CPI(M)’s Position on Electoral Funding
RESPONDING to the finance minister, Arun Jaitley who had asked for suggestions on ‘reforms’ on electoral funding, CPI(M) general secretary Sitaram Yechury spelt out the CPI(M)’s position on electoral funding in a letter addressed to him on January 9.
The CPI(M) has constantly and consistently maintained the need for clean electoral funding, and has been deeply concerned over the years as the system has become more skewed towards those with more money. Contesting elections has now become akin to a business enterprise, possible only for the wealthy. This, needs stringent reform.
At the outset, a good move would be to ban corporate funds from being made available to political parties. We believe that corporates, and especially big corporates, see funding of political parties as an investment, an effective and easy way of being able to push policy in directions that suit them. Political parties too, on being recipient of corporate funding use stints in government to make policies that suit ‘friendly’ corporates.
These corporates constitute the ‘supply side’ of corruption which is corroding our system. Unless corporate funding is banned, this problem cannot be solved. The government in 1985, reversed a ban on corporate funding of political parties which had been in place since 1968, but that did not cure the problem of corporate or black money funding political parties; it made the problem worse.

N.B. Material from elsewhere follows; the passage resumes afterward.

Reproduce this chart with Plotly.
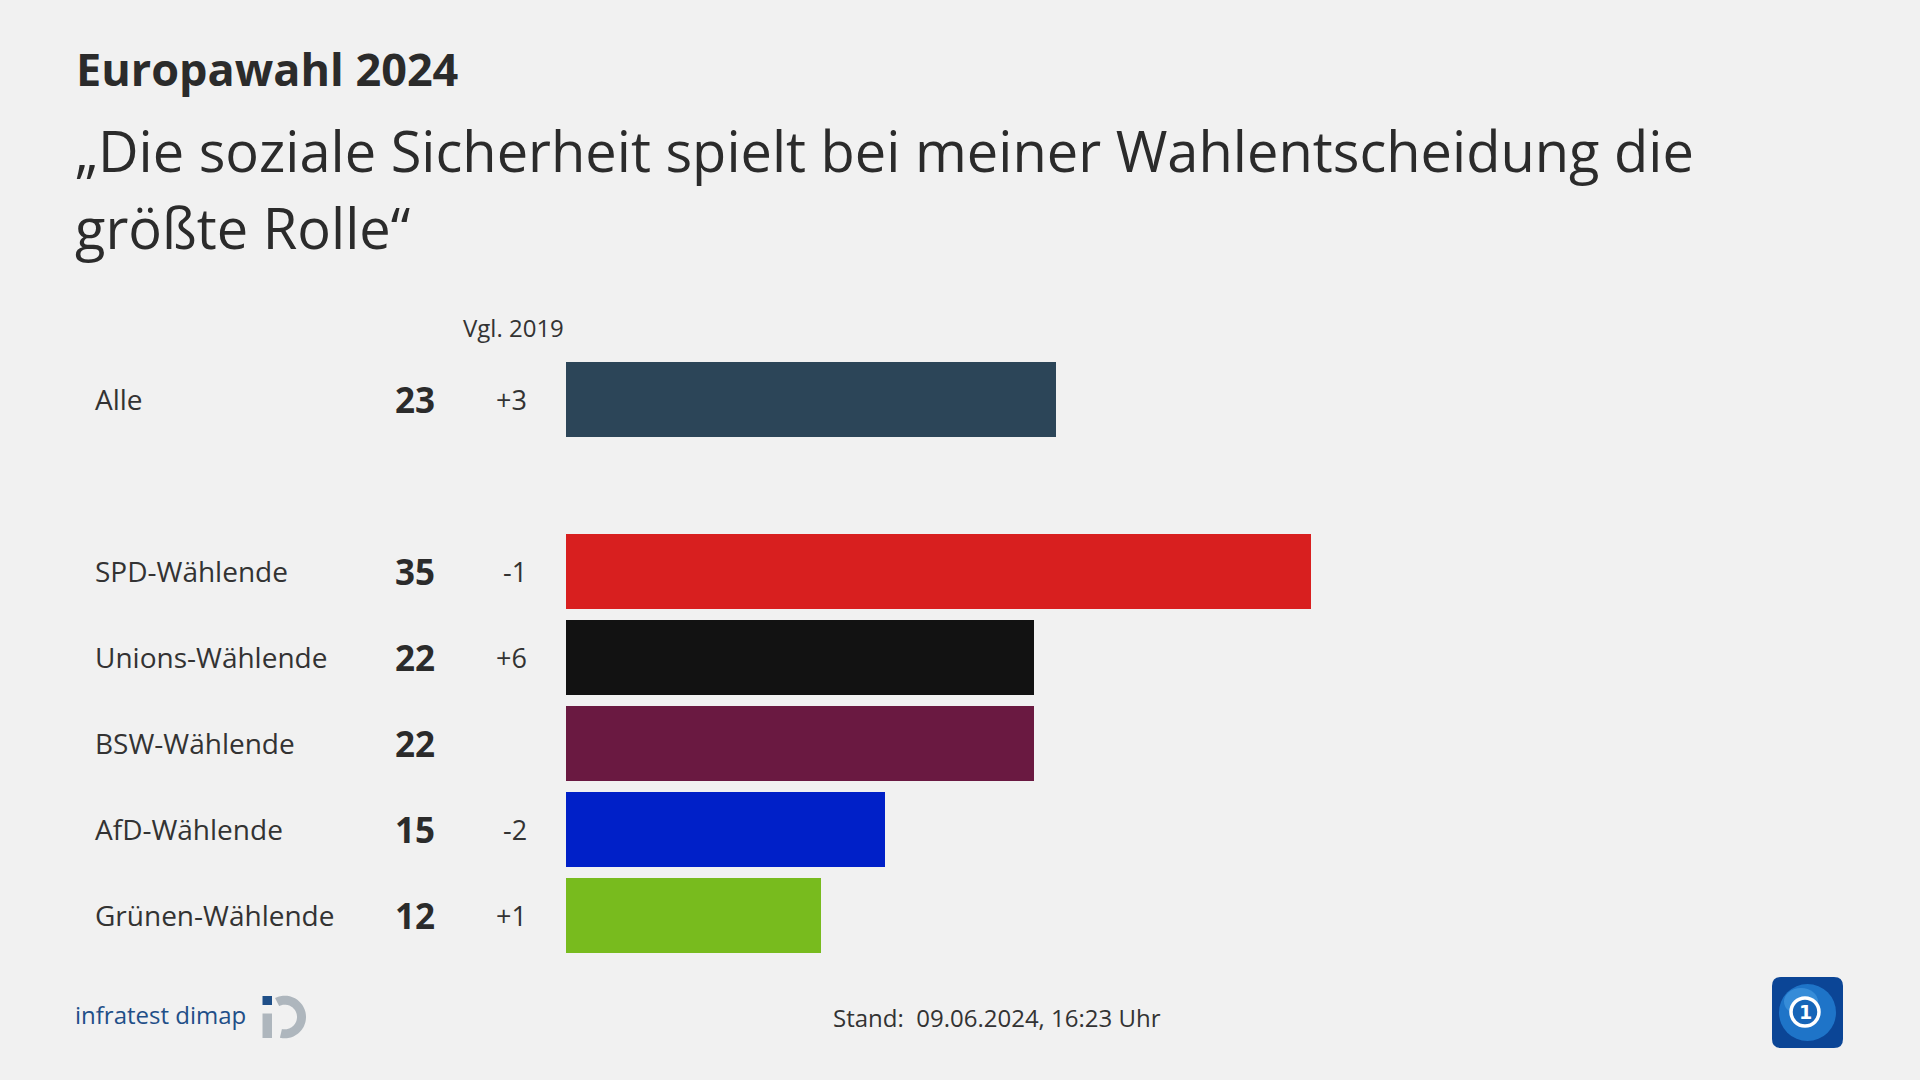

Currently, there is no limit on amounts spent by political parties for election campaigns while there is a limit on the amount that candidates can spend. This, as you know, makes a mockery of the very idea of having a limit on campaign spending. We urge you to bring the expenditures of political parties within a legal limit, violation of which would be subject to stringent punishment.
Corporates, like all powerful sections of Indian society, must be asked to do their bit towards strengthening Indian democracy and we think this should take the form of them being asked to give a part of their profits towards a State fund set aside for electoral funding.
No ‘clean-up’ of political funding is possible minus State funding, at least in substantial part, of elections. This has also been recommended by the Dinesh Goswami Committee and the Inderjit Gupta Committee which dwelt on the subject in detail. If like Corporate Social Responsibility (CSR), corporates could be asked to donate a part of their earnings to a pool which, in keeping with certain guidelines (like the support individual political parties may have garnered in the previous election, vote-share or the number of seats they have won) it would be a much fairer and transparent way of getting to contribute to the healthy functioning of Indian democracy, than is the case now.
In Germany, for example, there is State funding of parties, from a corpus which is apportioned on the basis of seats and vote-share of the parties in the centre and state legislatures in the previous elections. Declared collections by political parties each year, are also matched in certain proportion by money that the State gives to the parties. (This is apart from indirect subsidies like ensuring time on television news proportionately and fairly, across political parties).
We firmly believe that we need such measures, fine-tuned to our conditions to make the process of funding to political parties more transparent.
The measures you have introduced recently, I regret to say, have reversed any move towards transparent and clean political funding that may have been possible. Electoral bonds are a deeply regressive move. They make the donor, donee and the amount, each of these three vital aspects, a State secret, literally. This shields donors from the gaze of the electorate which needs to know if policies are being made precisely because it helps certain influential donors.
By lifting the maximum limit on companies available for political donations, you have raised the prospect of allowing ‘shell’ companies being set up with black money to purely fund political parties. This is a step that is also seriously injurious to the state of our democracy.
Having amended the Foreign Contribution Regulation Act (FCRA), retrospectively, via the Finance Bill, this government has made it possible for foreign funding to flood the coffers of political parties, adding a dangerous dimension to the stability of Indian democracy.
We are deeply concerned about the measures put in place by this government to render the funding of political parties even more opaque than before.
What it does is to provide an ‘Electoral Bonds route' for dubious funds, to pass, unrecorded and undeclared, shielded from the public eye, to certain political parties.
Electoral Bonds, along with the retrospective amendment to the FCRA (which allows indirect political funding by foreign companies) and the lifting of the maximum limit that corporates can contribute to political parties are the most retrogressive steps taken towards political funding in India and must be rolled back.
We urge your government to review and immediately reconsider these measures which constitute making political funding a ‘black box’ which has no scope for public scrutiny.
We hope this conversation on electoral funding leads to a deeper debate which your government must push on introducing much needed and more comprehensive electoral reforms. (In Opposition you had supported our proposal of introducing partial proportional representation, but having reaped the fruits of first-past-the-post, your enthusiasm seems to have dissipated).
I hope that in this New Year, the government would be urged to take new steps which would make our democracy healthier, more transparent and enable a genuine level-playing field, where a common citizen can find it as easy to contest elections as a moneyed one.